*Exercise objective*: Each line below should be reproduced without any alteration.
## START
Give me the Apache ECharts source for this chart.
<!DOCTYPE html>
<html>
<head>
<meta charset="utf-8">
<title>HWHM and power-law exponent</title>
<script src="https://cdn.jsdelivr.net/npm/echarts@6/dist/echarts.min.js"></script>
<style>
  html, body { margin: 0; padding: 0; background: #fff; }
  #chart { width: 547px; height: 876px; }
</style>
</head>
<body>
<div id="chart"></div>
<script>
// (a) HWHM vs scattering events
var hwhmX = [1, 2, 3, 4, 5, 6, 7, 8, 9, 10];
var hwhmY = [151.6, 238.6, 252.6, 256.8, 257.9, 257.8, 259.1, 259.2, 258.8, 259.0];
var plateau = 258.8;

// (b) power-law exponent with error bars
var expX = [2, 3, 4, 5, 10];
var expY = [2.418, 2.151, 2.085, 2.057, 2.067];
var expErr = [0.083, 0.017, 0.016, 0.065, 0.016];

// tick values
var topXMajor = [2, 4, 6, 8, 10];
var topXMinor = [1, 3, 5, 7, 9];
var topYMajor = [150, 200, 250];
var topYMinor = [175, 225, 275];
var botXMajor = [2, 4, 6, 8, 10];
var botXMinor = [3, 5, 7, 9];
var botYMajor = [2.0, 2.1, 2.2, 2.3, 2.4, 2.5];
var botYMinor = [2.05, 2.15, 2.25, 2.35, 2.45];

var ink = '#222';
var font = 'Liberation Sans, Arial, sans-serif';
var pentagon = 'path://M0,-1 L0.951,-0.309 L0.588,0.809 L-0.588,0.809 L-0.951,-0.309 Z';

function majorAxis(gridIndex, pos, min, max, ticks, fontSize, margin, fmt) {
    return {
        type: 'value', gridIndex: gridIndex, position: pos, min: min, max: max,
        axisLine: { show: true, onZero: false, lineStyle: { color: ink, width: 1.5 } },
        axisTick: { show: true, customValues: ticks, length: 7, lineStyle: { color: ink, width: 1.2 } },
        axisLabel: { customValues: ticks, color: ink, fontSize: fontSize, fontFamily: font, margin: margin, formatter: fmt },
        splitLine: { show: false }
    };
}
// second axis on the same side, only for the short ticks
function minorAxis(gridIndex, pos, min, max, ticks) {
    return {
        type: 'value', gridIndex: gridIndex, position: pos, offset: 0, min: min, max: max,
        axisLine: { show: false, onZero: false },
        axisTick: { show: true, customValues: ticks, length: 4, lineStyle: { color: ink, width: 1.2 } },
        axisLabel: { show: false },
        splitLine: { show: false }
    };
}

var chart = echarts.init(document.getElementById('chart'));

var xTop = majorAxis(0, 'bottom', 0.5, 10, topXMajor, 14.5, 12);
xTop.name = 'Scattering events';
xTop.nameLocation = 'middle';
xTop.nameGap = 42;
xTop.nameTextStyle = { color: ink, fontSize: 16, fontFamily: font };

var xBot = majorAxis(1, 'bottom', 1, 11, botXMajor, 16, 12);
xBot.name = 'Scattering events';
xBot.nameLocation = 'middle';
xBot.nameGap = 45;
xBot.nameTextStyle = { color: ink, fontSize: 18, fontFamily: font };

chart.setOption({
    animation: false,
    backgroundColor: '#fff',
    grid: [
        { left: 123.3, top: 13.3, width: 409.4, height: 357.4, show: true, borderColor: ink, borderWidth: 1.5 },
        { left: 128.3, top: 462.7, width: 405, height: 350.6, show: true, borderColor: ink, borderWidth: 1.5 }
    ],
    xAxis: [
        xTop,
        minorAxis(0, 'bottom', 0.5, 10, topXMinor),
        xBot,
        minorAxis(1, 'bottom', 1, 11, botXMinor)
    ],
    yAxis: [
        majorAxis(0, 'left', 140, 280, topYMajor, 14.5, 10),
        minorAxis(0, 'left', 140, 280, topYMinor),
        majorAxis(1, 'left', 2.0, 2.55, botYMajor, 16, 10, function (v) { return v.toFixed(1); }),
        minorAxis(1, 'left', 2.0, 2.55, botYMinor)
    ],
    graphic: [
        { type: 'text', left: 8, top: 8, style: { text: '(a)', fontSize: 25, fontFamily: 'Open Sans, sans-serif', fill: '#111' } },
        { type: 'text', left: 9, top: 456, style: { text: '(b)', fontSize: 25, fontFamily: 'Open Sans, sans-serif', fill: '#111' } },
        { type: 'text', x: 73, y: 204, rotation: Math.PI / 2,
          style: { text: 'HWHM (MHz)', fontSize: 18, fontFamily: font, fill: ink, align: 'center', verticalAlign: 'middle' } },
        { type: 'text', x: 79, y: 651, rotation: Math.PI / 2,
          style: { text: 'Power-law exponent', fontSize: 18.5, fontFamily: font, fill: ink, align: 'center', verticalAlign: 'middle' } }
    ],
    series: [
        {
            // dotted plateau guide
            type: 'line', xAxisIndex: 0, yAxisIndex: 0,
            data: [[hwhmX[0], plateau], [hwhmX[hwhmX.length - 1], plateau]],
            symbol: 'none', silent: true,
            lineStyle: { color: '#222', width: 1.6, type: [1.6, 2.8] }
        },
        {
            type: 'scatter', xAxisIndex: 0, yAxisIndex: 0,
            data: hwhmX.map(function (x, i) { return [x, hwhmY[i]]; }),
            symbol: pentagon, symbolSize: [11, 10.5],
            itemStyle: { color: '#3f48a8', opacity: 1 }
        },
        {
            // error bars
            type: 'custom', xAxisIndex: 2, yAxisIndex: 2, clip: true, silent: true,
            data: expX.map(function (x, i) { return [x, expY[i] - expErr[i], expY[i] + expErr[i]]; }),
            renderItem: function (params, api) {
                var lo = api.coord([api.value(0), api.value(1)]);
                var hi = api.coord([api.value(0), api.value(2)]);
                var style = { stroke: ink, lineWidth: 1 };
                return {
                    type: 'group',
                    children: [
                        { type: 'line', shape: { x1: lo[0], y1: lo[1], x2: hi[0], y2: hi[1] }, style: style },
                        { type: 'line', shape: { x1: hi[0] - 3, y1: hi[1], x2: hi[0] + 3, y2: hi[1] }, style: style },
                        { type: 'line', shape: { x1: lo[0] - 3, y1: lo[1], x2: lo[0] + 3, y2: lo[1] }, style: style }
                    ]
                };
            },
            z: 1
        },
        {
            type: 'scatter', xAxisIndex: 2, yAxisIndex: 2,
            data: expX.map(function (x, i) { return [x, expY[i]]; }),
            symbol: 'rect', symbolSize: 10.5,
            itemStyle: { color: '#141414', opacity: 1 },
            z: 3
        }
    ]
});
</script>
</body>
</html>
## END
*Full answer*:
Give me the Apache ECharts source for this chart.
<!DOCTYPE html>
<html>
<head>
<meta charset="utf-8">
<title>HWHM and power-law exponent</title>
<script src="https://cdn.jsdelivr.net/npm/echarts@6/dist/echarts.min.js"></script>
<style>
  html, body { margin: 0; padding: 0; background: #fff; }
  #chart { width: 547px; height: 876px; }
</style>
</head>
<body>
<div id="chart"></div>
<script>
// (a) HWHM vs scattering events
var hwhmX = [1, 2, 3, 4, 5, 6, 7, 8, 9, 10];
var hwhmY = [151.6, 238.6, 252.6, 256.8, 257.9, 257.8, 259.1, 259.2, 258.8, 259.0];
var plateau = 258.8;

// (b) power-law exponent with error bars
var expX = [2, 3, 4, 5, 10];
var expY = [2.418, 2.151, 2.085, 2.057, 2.067];
var expErr = [0.083, 0.017, 0.016, 0.065, 0.016];

// tick values
var topXMajor = [2, 4, 6, 8, 10];
var topXMinor = [1, 3, 5, 7, 9];
var topYMajor = [150, 200, 250];
var topYMinor = [175, 225, 275];
var botXMajor = [2, 4, 6, 8, 10];
var botXMinor = [3, 5, 7, 9];
var botYMajor = [2.0, 2.1, 2.2, 2.3, 2.4, 2.5];
var botYMinor = [2.05, 2.15, 2.25, 2.35, 2.45];

var ink = '#222';
var font = 'Liberation Sans, Arial, sans-serif';
var pentagon = 'path://M0,-1 L0.951,-0.309 L0.588,0.809 L-0.588,0.809 L-0.951,-0.309 Z';

function majorAxis(gridIndex, pos, min, max, ticks, fontSize, margin, fmt) {
    return {
        type: 'value', gridIndex: gridIndex, position: pos, min: min, max: max,
        axisLine: { show: true, onZero: false, lineStyle: { color: ink, width: 1.5 } },
        axisTick: { show: true, customValues: ticks, length: 7, lineStyle: { color: ink, width: 1.2 } },
        axisLabel: { customValues: ticks, color: ink, fontSize: fontSize, fontFamily: font, margin: margin, formatter: fmt },
        splitLine: { show: false }
    };
}
// second axis on the same side, only for the short ticks
function minorAxis(gridIndex, pos, min, max, ticks) {
    return {
        type: 'value', gridIndex: gridIndex, position: pos, offset: 0, min: min, max: max,
        axisLine: { show: false, onZero: false },
        axisTick: { show: true, customValues: ticks, length: 4, lineStyle: { color: ink, width: 1.2 } },
        axisLabel: { show: false },
        splitLine: { show: false }
    };
}

var chart = echarts.init(document.getElementById('chart'));

var xTop = majorAxis(0, 'bottom', 0.5, 10, topXMajor, 14.5, 12);
xTop.name = 'Scattering events';
xTop.nameLocation = 'middle';
xTop.nameGap = 42;
xTop.nameTextStyle = { color: ink, fontSize: 16, fontFamily: font };

var xBot = majorAxis(1, 'bottom', 1, 11, botXMajor, 16, 12);
xBot.name = 'Scattering events';
xBot.nameLocation = 'middle';
xBot.nameGap = 45;
xBot.nameTextStyle = { color: ink, fontSize: 18, fontFamily: font };

chart.setOption({
    animation: false,
    backgroundColor: '#fff',
    grid: [
        { left: 123.3, top: 13.3, width: 409.4, height: 357.4, show: true, borderColor: ink, borderWidth: 1.5 },
        { left: 128.3, top: 462.7, width: 405, height: 350.6, show: true, borderColor: ink, borderWidth: 1.5 }
    ],
    xAxis: [
        xTop,
        minorAxis(0, 'bottom', 0.5, 10, topXMinor),
        xBot,
        minorAxis(1, 'bottom', 1, 11, botXMinor)
    ],
    yAxis: [
        majorAxis(0, 'left', 140, 280, topYMajor, 14.5, 10),
        minorAxis(0, 'left', 140, 280, topYMinor),
        majorAxis(1, 'left', 2.0, 2.55, botYMajor, 16, 10, function (v) { return v.toFixed(1); }),
        minorAxis(1, 'left', 2.0, 2.55, botYMinor)
    ],
    graphic: [
        { type: 'text', left: 8, top: 8, style: { text: '(a)', fontSize: 25, fontFamily: 'Open Sans, sans-serif', fill: '#111' } },
        { type: 'text', left: 9, top: 456, style: { text: '(b)', fontSize: 25, fontFamily: 'Open Sans, sans-serif', fill: '#111' } },
        { type: 'text', x: 73, y: 204, rotation: Math.PI / 2,
          style: { text: 'HWHM (MHz)', fontSize: 18, fontFamily: font, fill: ink, align: 'center', verticalAlign: 'middle' } },
        { type: 'text', x: 79, y: 651, rotation: Math.PI / 2,
          style: { text: 'Power-law exponent', fontSize: 18.5, fontFamily: font, fill: ink, align: 'center', verticalAlign: 'middle' } }
    ],
    series: [
        {
            // dotted plateau guide
            type: 'line', xAxisIndex: 0, yAxisIndex: 0,
            data: [[hwhmX[0], plateau], [hwhmX[hwhmX.length - 1], plateau]],
            symbol: 'none', silent: true,
            lineStyle: { color: '#222', width: 1.6, type: [1.6, 2.8] }
        },
        {
            type: 'scatter', xAxisIndex: 0, yAxisIndex: 0,
            data: hwhmX.map(function (x, i) { return [x, hwhmY[i]]; }),
            symbol: pentagon, symbolSize: [11, 10.5],
            itemStyle: { color: '#3f48a8', opacity: 1 }
        },
        {
            // error bars
            type: 'custom', xAxisIndex: 2, yAxisIndex: 2, clip: true, silent: true,
            data: expX.map(function (x, i) { return [x, expY[i] - expErr[i], expY[i] + expErr[i]]; }),
            renderItem: function (params, api) {
                var lo = api.coord([api.value(0), api.value(1)]);
                var hi = api.coord([api.value(0), api.value(2)]);
                var style = { stroke: ink, lineWidth: 1 };
                return {
                    type: 'group',
                    children: [
                        { type: 'line', shape: { x1: lo[0], y1: lo[1], x2: hi[0], y2: hi[1] }, style: style },
                        { type: 'line', shape: { x1: hi[0] - 3, y1: hi[1], x2: hi[0] + 3, y2: hi[1] }, style: style },
                        { type: 'line', shape: { x1: lo[0] - 3, y1: lo[1], x2: lo[0] + 3, y2: lo[1] }, style: style }
                    ]
                };
            },
            z: 1
        },
        {
            type: 'scatter', xAxisIndex: 2, yAxisIndex: 2,
            data: expX.map(function (x, i) { return [x, expY[i]]; }),
            symbol: 'rect', symbolSize: 10.5,
            itemStyle: { color: '#141414', opacity: 1 },
            z: 3
        }
    ]
});
</script>
</body>
</html>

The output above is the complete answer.